State the number of lines that include the string "React", and write nothing else.

RECORDED DATA:
====

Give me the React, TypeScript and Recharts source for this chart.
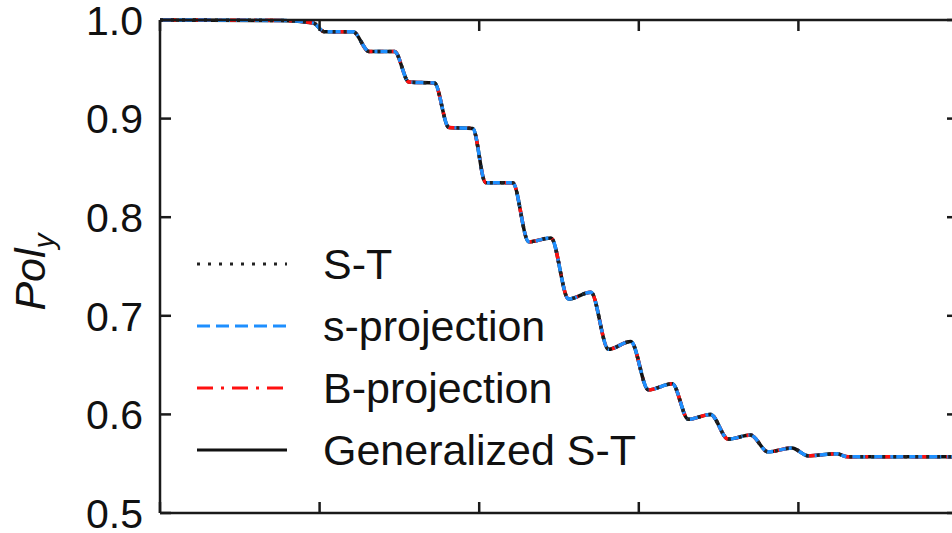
import React from 'react';
import { LineChart, Line, XAxis, YAxis, Legend } from 'recharts';

// x position (arbitrary units, 5 tick intervals) and Pol_y values
const xValues = [0, 0.76, 0.96, 1.03, 1.21, 1.31, 1.47, 1.56, 1.72, 1.81, 1.96, 2.04, 2.21, 2.31, 2.45, 2.56, 2.7, 2.81, 2.95, 3.06, 3.21, 3.31, 3.45, 3.56, 3.7, 3.81, 3.96, 4.06, 4.24, 4.31, 5.0];
const stValues = [1.0, 0.9995, 0.997, 0.988, 0.988, 0.968, 0.968, 0.937, 0.936, 0.891, 0.89, 0.835, 0.835, 0.775, 0.779, 0.717, 0.724, 0.666, 0.674, 0.625, 0.631, 0.595, 0.6, 0.575, 0.579, 0.562, 0.566, 0.558, 0.56, 0.557, 0.557];
const sProjValues = [1.0, 0.9995, 0.997, 0.988, 0.988, 0.968, 0.968, 0.937, 0.936, 0.891, 0.89, 0.835, 0.835, 0.775, 0.779, 0.717, 0.724, 0.666, 0.674, 0.625, 0.631, 0.595, 0.6, 0.575, 0.579, 0.562, 0.566, 0.558, 0.56, 0.557, 0.557];
const bProjValues = [1.0, 0.9995, 0.997, 0.988, 0.988, 0.968, 0.968, 0.937, 0.936, 0.891, 0.89, 0.835, 0.835, 0.775, 0.779, 0.717, 0.724, 0.666, 0.674, 0.625, 0.631, 0.595, 0.6, 0.575, 0.579, 0.562, 0.566, 0.558, 0.56, 0.557, 0.557];
const genStValues = [1.0, 0.9995, 0.997, 0.988, 0.988, 0.968, 0.968, 0.937, 0.936, 0.891, 0.89, 0.835, 0.835, 0.775, 0.779, 0.717, 0.724, 0.666, 0.674, 0.625, 0.631, 0.595, 0.6, 0.575, 0.579, 0.562, 0.566, 0.558, 0.56, 0.557, 0.557];

const xTicks = [0, 1, 2, 3, 4, 5];
const yTicks = [0.5, 0.6, 0.7, 0.8, 0.9, 1.0];

const data = xValues.map((x, i) => ({
  x,
  st: stValues[i],
  sproj: sProjValues[i],
  bproj: bProjValues[i],
  gen: genStValues[i],
}));

const FONT = '"Liberation Sans", Arial, Helvetica, sans-serif';
const AXIS = '#1a1a1a';

const legendItems = [
  { name: 'S-T', color: '#222', dash: '3 8' },
  { name: 's-projection', color: '#1e8fff', dash: '13 6' },
  { name: 'B-projection', color: '#ff1010', dash: '16 8 3 8' },
  { name: 'Generalized S-T', color: '#111', dash: undefined },
];

const LeftTick = ({ x, y, payload }: any) => (
  <g>
    <line x1={x} y1={y} x2={x + 11} y2={y} stroke={AXIS} strokeWidth={2.5} />
    <text x={x - 17} y={y} dy="0.36em" textAnchor="end" fontSize={41} fontFamily={FONT} fill="#111">
      {Number(payload.value).toFixed(1)}
    </text>
  </g>
);
const RightTick = ({ x, y }: any) => <line x1={x} y1={y} x2={x - 11} y2={y} stroke={AXIS} strokeWidth={2.5} />;
const BottomTick = ({ x, y }: any) => <line x1={x} y1={y} x2={x} y2={y - 11} stroke={AXIS} strokeWidth={2.5} />;
const TopTick = ({ x, y }: any) => <line x1={x} y1={y} x2={x} y2={y + 11} stroke={AXIS} strokeWidth={2.5} />;

const YLabel = () => (
  <text x={45} y={272} transform="rotate(-90, 45, 272)" textAnchor="middle" fontSize={43} fontStyle="italic" fontFamily={FONT} fill="#111">
    Pol
    <tspan fontSize={30} dy={9}>y</tspan>
  </text>
);

const LegendBox = () => (
  <div style={{ fontFamily: FONT, fontSize: 43, color: '#111' }}>
    {legendItems.map((it) => (
      <div key={it.name} style={{ display: 'flex', alignItems: 'center', height: 62, lineHeight: '62px' }}>
        <svg width={90} height={62} style={{ display: 'block' }}>
          <line x1={0} y1={31} x2={90} y2={31} stroke={it.color} strokeWidth={3} strokeDasharray={it.dash} />
        </svg>
        <span style={{ marginLeft: 36, whiteSpace: 'nowrap' }}>{it.name}</span>
      </div>
    ))}
  </div>
);

export default function App() {
  return (
    <div style={{ position: 'absolute', left: 0, top: 0, width: 952, height: 533, overflow: 'hidden', background: '#fff' }}>
      <LineChart width={1000} height={533} data={data} margin={{ top: 19, right: 41, bottom: 19, left: 0 }}>
        <XAxis xAxisId="b" dataKey="x" type="number" domain={[0, 5]} ticks={xTicks} height={1}
          axisLine={{ stroke: AXIS, strokeWidth: 2.5 }} tickLine={false} tickSize={0} tickMargin={0} tick={<BottomTick />} />
        <XAxis xAxisId="t" dataKey="x" type="number" orientation="top" domain={[0, 5]} ticks={xTicks} height={1}
          axisLine={{ stroke: AXIS, strokeWidth: 2.5 }} tickLine={false} tickSize={0} tickMargin={0} tick={<TopTick />} />
        <YAxis yAxisId="l" type="number" domain={[0.5, 1.0]} ticks={yTicks} width={160}
          axisLine={{ stroke: AXIS, strokeWidth: 2.5 }} tickLine={false} tickSize={0} tickMargin={0} tick={<LeftTick />}
          label={{ content: <YLabel /> }} />
        <YAxis yAxisId="r" type="number" orientation="right" domain={[0.5, 1.0]} ticks={yTicks} width={1}
          axisLine={{ stroke: AXIS, strokeWidth: 2.5 }} tickLine={false} tickSize={0} tickMargin={0} tick={<RightTick />} />
        <Line xAxisId="t" yAxisId="r" type="monotone" dataKey="gen" name="Generalized S-T" stroke="#111" strokeWidth={3.5} dot={false} isAnimationActive={false} />
        <Line xAxisId="t" yAxisId="r" type="monotone" dataKey="bproj" name="B-projection" stroke="#ff1010" strokeWidth={3.5} strokeDasharray="16 8 3 8" dot={false} isAnimationActive={false} />
        <Line xAxisId="b" yAxisId="l" type="monotone" dataKey="sproj" name="s-projection" stroke="#1e8fff" strokeWidth={3.5} strokeDasharray="13 6" dot={false} isAnimationActive={false} />
        <Line xAxisId="b" yAxisId="l" type="monotone" dataKey="st" name="S-T" stroke="#222" strokeWidth={3.5} strokeDasharray="3 8" dot={false} isAnimationActive={false} />
        <Legend layout="vertical" align="center" verticalAlign="middle" content={<LegendBox />}
          wrapperStyle={{ position: 'absolute', left: 197, top: 233, width: 520, height: 248 }} />
      </LineChart>
    </div>
  );
}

====

REPLY TO THE TASK: 2